_DIRECTIONS FOR THIS TASK_
Every line from the top of the records through the line containing "ax = fig.add_axes([56" should be retyped exactly; the pictures should not.

_MATERIALS PROVIDED_
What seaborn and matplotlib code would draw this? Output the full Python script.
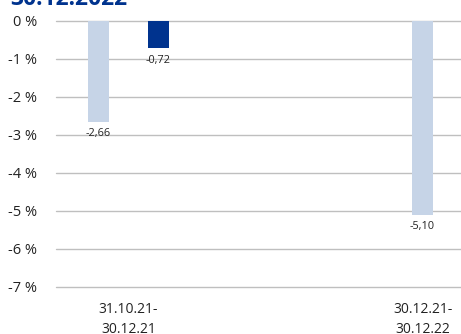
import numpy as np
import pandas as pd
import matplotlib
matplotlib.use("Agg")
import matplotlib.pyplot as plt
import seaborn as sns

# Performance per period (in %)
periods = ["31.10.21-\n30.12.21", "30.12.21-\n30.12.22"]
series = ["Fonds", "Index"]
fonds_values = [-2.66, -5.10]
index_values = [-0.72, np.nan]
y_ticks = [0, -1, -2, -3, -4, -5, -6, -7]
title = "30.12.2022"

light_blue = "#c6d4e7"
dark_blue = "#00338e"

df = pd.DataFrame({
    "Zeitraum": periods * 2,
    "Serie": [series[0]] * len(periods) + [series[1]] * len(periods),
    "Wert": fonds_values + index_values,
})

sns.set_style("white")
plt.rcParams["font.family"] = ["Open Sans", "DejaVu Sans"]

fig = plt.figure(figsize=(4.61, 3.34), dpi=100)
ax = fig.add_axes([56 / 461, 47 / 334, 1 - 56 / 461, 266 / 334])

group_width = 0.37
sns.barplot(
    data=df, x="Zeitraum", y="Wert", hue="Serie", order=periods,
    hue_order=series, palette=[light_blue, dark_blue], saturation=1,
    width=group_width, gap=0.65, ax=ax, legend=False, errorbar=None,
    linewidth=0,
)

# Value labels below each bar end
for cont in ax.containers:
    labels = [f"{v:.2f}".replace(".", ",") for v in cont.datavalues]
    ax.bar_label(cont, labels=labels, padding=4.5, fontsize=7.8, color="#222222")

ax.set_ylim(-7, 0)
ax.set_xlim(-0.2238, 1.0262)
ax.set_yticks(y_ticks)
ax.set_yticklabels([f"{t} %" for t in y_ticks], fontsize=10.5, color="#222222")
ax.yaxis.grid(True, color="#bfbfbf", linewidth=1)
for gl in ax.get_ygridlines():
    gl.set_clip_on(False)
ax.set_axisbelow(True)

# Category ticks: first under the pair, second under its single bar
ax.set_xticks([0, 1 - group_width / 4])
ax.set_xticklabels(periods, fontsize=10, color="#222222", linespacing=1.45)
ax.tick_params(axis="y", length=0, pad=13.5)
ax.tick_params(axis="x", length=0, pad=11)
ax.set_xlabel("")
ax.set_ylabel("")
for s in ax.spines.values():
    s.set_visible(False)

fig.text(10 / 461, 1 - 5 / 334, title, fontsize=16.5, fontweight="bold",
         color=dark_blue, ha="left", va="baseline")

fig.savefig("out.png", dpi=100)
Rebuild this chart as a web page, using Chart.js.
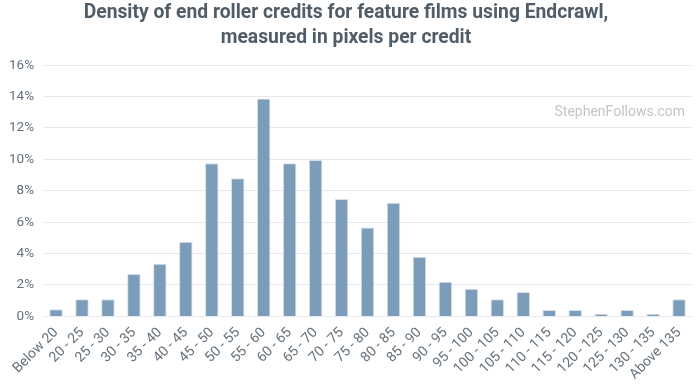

_ANSWER_
What seaborn and matplotlib code would draw this? Output the full Python script.
import numpy as np
import pandas as pd
import matplotlib
matplotlib.use("Agg")
import matplotlib.pyplot as plt
import seaborn as sns

# Performance per period (in %)
periods = ["31.10.21-\n30.12.21", "30.12.21-\n30.12.22"]
series = ["Fonds", "Index"]
fonds_values = [-2.66, -5.10]
index_values = [-0.72, np.nan]
y_ticks = [0, -1, -2, -3, -4, -5, -6, -7]
title = "30.12.2022"

light_blue = "#c6d4e7"
dark_blue = "#00338e"

df = pd.DataFrame({
    "Zeitraum": periods * 2,
    "Serie": [series[0]] * len(periods) + [series[1]] * len(periods),
    "Wert": fonds_values + index_values,
})

sns.set_style("white")
plt.rcParams["font.family"] = ["Open Sans", "DejaVu Sans"]

fig = plt.figure(figsize=(4.61, 3.34), dpi=100)
ax = fig.add_axes([56 / 461, 47 / 334, 1 - 56 / 461, 266 / 334])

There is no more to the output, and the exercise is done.